The show is a limited engagement and runs from March 20 - April 12, 2009. Opening night is Friday, March 20 at 8:00 pm.

Tickets are on sale at theatermania.com.

Tanya, Annie and Lorenzo, are young, but already with their youth wrung out of them. They've been abused, they're abusive and they're difficult to like, let alone love. But it is LOVE, in all its distorted and mutated forms, that holds them together,.

The production stars Bronwen Coleman (The Beebo Brinker Chronicles) as Tanya, Erin Maya Darke (The Sublet Experiment) as Annie and Ken Matthews (The Most Damaging Wound) as Lorenzo.

The production features scenic design by April Bartlett, costume design by Deanna Frieman, and lighting design by Dan Henry. Sara Bader is the sound designer and Jeff Meyers is the stage manager.
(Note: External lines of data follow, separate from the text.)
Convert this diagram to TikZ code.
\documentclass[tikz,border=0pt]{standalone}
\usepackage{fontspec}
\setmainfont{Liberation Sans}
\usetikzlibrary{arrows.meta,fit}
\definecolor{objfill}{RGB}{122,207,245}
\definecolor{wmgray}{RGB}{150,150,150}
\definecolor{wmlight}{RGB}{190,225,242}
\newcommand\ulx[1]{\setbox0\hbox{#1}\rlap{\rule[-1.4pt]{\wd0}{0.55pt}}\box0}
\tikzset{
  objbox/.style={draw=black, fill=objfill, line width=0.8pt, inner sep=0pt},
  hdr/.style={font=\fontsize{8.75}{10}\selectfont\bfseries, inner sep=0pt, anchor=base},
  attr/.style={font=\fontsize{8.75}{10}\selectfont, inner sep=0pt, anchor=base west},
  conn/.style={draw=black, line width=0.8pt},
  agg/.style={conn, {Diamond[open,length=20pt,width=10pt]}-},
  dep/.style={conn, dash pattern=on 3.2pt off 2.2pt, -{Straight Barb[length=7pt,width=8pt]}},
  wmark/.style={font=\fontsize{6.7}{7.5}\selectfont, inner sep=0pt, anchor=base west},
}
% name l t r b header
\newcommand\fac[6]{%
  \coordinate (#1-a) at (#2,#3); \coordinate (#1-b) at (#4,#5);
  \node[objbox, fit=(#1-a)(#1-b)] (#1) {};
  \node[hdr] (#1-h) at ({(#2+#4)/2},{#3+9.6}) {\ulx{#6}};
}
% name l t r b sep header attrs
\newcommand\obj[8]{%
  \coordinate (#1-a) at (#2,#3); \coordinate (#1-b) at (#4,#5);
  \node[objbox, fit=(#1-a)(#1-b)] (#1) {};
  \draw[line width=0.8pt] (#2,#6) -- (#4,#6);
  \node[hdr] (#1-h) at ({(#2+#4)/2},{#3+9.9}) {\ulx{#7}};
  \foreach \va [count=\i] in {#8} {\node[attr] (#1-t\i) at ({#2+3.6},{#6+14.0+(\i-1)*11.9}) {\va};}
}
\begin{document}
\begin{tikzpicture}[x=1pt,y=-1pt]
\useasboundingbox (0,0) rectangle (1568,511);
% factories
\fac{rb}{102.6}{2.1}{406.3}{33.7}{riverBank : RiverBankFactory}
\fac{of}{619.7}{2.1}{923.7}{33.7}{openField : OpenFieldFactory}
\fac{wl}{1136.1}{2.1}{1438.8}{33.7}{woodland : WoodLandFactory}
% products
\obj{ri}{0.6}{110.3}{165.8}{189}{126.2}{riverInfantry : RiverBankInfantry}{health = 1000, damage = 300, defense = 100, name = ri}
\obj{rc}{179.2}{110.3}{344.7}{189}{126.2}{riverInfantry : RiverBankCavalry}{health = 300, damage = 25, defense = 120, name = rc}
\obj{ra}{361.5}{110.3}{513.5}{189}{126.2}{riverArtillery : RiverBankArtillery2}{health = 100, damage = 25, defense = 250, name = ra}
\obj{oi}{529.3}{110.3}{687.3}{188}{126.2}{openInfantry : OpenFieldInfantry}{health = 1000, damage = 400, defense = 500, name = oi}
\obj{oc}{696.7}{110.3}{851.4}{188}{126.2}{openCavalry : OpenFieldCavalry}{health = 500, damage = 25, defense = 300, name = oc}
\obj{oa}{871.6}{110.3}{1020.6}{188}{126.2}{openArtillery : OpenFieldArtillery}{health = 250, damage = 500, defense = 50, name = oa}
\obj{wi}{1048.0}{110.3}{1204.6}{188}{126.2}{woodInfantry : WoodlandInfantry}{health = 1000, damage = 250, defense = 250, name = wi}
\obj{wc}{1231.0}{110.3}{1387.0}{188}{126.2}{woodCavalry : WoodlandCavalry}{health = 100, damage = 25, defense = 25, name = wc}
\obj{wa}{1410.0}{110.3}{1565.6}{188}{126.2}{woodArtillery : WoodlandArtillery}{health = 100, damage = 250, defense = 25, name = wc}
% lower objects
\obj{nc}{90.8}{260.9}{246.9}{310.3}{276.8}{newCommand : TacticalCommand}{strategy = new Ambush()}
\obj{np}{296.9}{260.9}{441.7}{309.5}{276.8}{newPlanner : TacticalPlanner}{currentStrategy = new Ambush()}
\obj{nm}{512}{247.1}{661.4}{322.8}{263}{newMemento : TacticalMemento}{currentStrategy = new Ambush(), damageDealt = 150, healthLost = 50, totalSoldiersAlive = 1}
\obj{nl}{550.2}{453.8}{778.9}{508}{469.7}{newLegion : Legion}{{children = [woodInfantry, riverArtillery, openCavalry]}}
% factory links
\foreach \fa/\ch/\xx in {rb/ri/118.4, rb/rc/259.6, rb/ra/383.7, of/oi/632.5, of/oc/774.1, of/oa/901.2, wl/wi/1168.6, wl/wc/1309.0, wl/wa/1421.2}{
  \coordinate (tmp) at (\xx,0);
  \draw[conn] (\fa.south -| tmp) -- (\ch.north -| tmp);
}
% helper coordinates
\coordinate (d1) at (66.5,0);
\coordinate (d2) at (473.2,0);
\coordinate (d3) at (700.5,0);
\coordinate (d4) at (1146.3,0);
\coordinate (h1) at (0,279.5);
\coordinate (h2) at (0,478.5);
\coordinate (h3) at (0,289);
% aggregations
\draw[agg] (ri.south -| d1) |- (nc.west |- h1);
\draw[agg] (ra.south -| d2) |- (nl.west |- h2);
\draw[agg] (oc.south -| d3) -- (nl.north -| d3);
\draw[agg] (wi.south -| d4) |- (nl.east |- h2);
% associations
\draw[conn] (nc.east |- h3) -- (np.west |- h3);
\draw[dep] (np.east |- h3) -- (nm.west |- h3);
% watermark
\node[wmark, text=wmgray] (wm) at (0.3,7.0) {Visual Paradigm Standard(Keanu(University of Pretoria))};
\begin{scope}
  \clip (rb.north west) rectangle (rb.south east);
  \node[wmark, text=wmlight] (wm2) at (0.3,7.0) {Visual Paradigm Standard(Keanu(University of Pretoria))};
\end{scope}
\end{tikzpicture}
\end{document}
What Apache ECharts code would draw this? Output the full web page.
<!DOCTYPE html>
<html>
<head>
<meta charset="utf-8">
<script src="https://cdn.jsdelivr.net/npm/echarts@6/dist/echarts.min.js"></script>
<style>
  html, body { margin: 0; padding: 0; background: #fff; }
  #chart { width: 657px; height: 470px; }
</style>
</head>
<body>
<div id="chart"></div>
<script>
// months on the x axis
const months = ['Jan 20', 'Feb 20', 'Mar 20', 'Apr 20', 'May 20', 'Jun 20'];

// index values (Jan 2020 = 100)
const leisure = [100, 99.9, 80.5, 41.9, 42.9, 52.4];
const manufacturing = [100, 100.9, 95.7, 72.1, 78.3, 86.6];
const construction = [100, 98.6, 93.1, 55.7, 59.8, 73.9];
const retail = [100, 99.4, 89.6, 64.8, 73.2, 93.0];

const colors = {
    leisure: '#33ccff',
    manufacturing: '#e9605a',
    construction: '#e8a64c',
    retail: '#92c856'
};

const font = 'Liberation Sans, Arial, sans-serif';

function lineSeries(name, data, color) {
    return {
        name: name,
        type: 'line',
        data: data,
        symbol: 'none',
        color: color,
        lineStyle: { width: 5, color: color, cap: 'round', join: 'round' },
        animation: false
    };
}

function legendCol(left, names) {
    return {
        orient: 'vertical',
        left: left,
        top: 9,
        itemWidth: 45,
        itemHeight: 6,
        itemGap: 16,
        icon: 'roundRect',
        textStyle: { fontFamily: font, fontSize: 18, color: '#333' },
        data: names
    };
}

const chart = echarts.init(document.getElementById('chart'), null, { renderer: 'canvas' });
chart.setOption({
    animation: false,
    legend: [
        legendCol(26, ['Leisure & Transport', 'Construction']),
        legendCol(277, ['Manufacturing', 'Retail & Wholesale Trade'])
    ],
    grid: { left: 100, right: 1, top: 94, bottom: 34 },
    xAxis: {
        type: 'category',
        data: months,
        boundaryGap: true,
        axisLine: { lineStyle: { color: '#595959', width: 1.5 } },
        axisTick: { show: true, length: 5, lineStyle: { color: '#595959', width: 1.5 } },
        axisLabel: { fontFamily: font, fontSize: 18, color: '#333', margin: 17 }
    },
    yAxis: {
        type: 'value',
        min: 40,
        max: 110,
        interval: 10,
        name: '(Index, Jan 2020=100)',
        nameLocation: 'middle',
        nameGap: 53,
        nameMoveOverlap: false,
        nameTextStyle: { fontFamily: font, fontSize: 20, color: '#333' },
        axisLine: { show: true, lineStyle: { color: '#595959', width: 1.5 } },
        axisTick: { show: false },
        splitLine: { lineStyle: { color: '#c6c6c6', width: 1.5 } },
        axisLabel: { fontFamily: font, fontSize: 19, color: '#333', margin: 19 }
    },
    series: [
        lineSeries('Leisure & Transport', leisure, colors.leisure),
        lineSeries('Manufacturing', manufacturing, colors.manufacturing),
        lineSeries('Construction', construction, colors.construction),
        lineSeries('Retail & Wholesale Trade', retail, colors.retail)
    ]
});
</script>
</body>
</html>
Love plays the following regular schedule through Sunday, April 12:

Wednesdays at 8 p.m.
Thursdays at 8 p.m.
Fridays at 8 p.m.
Saturdays at 8 p.m.
Sundays at 3 p.m.

Tickets are $20 and are now available online at www.theatermania.com or by calling 212-352-3101. Tickets may also be purchased in-person at the Center Stage, NY Box Office, ½ hour prior to the performance.

For more information visit: www.productioncompany.org.

Patricia Cornelius (Playwright), a founding member of Melbourne Workers' Theatre, is an award-winning playwright, as well as director, dramaturg and novelist. She has written over twenty plays, including Lilly and May, Jack's Daughters, Max, Platform, Who's Afraid of the Working Class, Hog's Hairs and Leeches, Fever, Boy Overboard, Cunning and Do Not Go Gentle. Her first novel, My Sister Jill, was published by Random House in 2002. Love won the 2004 Wal Cherry Play of the Year Award and the 2006 AWGIE for Stage. Most recently, Do Not Go Gentle won the prestigious 2007 Patrick White Award.

Mark Armstrong (Director) is the Artistic Director of The Production Company, which exchanges challenging new plays between the US and Australia. He directed the company's premiere productions of Blair Singer's critically-acclaimed The Most Damaging Wound, Stephen Belber's Melbourne, Elizabeth Meriwether's The Sound in the Throat, Beau Willimon's I Am Ned Kelly, Alan Berks' Goats (NY Premiere), Ben Ellis' Falling Petals (US Premiere) and Beneath Us, Brendan Cowell's 967 Tuna, Ross Mueller's Pinter's Explanation and Elise McCredie and Trudy Hellier's The Furies. Other New York credits include Stephen Adly Guirgis' Untitle D, Elizabeth Meriwether's Poor Bob and Jason Grote's In His Bold Gaze, My Ruin is Writ Large (24 Hour Plays), anton dudley's circumvention (Keen Company), Delaney Britt Brewer's Hype Man and Edith Freni's Don't Fear the Shark (Youngblood/EST), Suzanne Bradbeer's Cocus and Doot (Vital Theatre) and Fear and Loathing on the Nile (EST), Nicholas Gray's Dug Out (Lincoln Center Theater @ HERE) and Frank Basloe's Linked (Hypothetical). Academic theater (as guest professional): Columbia, NYU, New School for Drama, USF (Holloway Guest Artist). From 1995-99, he was resident director with Dark Horse Theatre Company in his native Minnesota, where he directed Fat Men in Skirts, The Food Chain, Private Eyes, Five Women Wearing the Same Dress and Orphans. Member, Society of Stage Directors and Choreographers and Lincoln Center Theater Directors Lab. MFA, Arizona State University (Dobkin Directing Fellow), where he studied with Marshall W. Mason. Mark is proud to be the Literary Director for Playscripts, Inc.

The Production Company's work promotes and deepens cultural exchange between the United States and Australia and encourages artists to explore the relationship between our two countries.